:: TASK GOAL ::
Exactly retype the lines from the top of the data through the line containing "tick_vals = list(range(0, 61, 5))", leaving out every picture.

◇ ◇ ◇ ◇ ◇

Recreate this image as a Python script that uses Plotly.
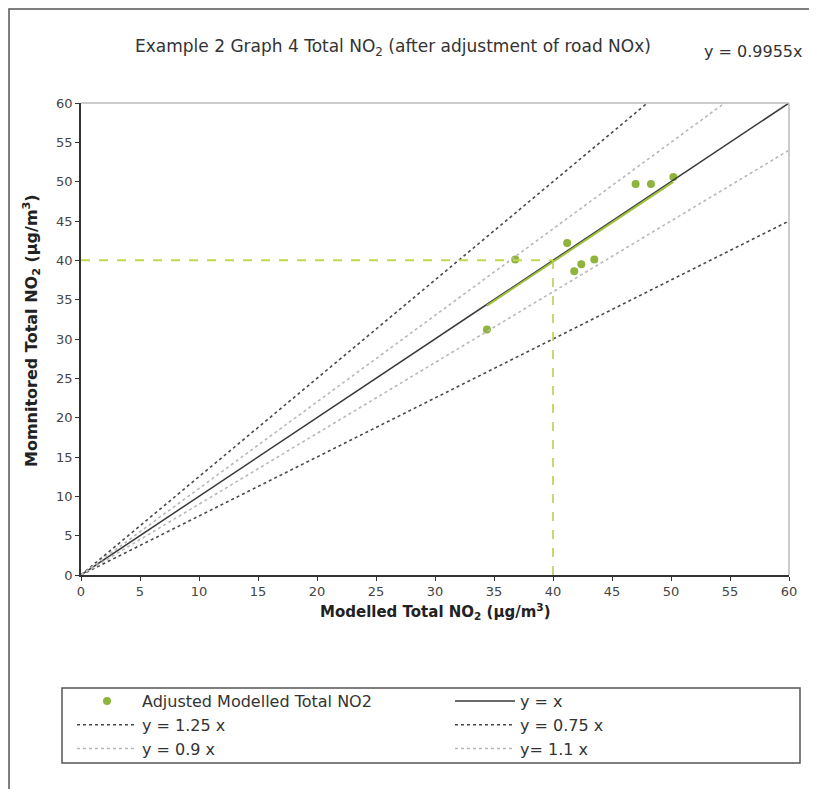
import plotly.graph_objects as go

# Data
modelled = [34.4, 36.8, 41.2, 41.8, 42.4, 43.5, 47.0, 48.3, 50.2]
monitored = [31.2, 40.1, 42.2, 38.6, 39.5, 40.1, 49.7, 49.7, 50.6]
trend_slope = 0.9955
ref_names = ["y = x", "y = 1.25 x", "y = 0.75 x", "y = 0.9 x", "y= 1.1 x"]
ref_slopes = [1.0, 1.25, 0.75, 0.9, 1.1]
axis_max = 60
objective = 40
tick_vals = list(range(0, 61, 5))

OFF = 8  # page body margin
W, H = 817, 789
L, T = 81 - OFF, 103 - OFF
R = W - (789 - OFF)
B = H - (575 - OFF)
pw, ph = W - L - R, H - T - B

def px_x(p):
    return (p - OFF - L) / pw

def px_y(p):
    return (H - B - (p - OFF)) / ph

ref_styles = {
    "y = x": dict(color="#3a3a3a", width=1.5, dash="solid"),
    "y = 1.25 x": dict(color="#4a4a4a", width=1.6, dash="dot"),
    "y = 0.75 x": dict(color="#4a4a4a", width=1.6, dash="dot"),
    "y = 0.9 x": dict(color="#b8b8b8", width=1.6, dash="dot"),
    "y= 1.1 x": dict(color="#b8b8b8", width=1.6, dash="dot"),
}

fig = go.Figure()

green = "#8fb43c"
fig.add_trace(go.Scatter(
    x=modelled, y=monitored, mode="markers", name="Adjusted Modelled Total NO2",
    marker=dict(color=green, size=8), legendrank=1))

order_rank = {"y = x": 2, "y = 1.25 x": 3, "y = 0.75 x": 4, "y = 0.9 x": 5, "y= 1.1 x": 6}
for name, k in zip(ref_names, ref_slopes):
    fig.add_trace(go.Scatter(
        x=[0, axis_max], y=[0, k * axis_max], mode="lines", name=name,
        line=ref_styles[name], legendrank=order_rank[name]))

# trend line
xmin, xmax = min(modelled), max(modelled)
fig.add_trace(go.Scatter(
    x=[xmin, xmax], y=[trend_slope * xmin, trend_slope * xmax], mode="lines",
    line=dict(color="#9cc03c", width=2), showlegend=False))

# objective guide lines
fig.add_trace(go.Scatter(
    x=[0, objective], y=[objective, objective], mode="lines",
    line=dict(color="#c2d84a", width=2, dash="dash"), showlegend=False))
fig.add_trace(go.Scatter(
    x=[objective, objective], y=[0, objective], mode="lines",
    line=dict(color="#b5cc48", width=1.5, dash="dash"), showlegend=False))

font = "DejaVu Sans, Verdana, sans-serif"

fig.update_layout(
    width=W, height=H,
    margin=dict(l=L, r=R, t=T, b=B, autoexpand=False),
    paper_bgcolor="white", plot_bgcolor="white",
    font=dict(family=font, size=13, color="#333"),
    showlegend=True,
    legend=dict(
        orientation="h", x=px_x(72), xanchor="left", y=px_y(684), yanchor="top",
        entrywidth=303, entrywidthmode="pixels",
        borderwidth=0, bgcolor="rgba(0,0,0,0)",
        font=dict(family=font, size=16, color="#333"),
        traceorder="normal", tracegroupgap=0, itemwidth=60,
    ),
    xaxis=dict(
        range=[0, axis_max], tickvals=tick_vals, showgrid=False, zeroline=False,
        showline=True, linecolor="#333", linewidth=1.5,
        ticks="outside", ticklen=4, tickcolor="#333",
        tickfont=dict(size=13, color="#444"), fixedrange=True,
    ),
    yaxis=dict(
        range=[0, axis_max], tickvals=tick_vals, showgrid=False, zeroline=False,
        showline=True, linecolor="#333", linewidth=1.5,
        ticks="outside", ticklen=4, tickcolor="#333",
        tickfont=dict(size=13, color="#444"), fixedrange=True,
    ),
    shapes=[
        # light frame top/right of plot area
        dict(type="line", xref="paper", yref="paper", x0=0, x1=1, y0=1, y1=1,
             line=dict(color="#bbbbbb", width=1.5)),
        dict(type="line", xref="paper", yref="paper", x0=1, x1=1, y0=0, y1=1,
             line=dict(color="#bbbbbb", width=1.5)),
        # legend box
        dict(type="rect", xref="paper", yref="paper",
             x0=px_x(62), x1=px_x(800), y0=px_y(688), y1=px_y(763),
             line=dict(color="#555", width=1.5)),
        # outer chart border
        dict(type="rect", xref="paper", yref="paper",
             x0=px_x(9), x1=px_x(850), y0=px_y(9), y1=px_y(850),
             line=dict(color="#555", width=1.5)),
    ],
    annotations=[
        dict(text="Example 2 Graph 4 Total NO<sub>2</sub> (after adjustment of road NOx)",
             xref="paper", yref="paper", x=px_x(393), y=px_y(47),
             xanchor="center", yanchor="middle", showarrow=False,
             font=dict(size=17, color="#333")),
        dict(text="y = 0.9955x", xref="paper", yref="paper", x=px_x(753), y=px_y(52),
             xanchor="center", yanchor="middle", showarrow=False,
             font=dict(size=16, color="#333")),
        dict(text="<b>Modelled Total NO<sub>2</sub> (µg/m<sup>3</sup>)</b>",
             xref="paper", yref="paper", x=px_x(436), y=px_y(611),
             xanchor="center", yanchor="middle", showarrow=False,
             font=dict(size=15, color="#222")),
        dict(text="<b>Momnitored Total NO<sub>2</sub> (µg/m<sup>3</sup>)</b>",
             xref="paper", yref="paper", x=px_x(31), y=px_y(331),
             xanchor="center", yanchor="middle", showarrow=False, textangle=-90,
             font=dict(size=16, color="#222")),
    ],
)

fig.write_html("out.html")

◇ ◇ ◇ ◇ ◇

:: COMPLETED TASK ::
Recreate this image as a Python script that uses Plotly.
import plotly.graph_objects as go

# Data
modelled = [34.4, 36.8, 41.2, 41.8, 42.4, 43.5, 47.0, 48.3, 50.2]
monitored = [31.2, 40.1, 42.2, 38.6, 39.5, 40.1, 49.7, 49.7, 50.6]
trend_slope = 0.9955
ref_names = ["y = x", "y = 1.25 x", "y = 0.75 x", "y = 0.9 x", "y= 1.1 x"]
ref_slopes = [1.0, 1.25, 0.75, 0.9, 1.1]
axis_max = 60
objective = 40
tick_vals = list(range(0, 61, 5))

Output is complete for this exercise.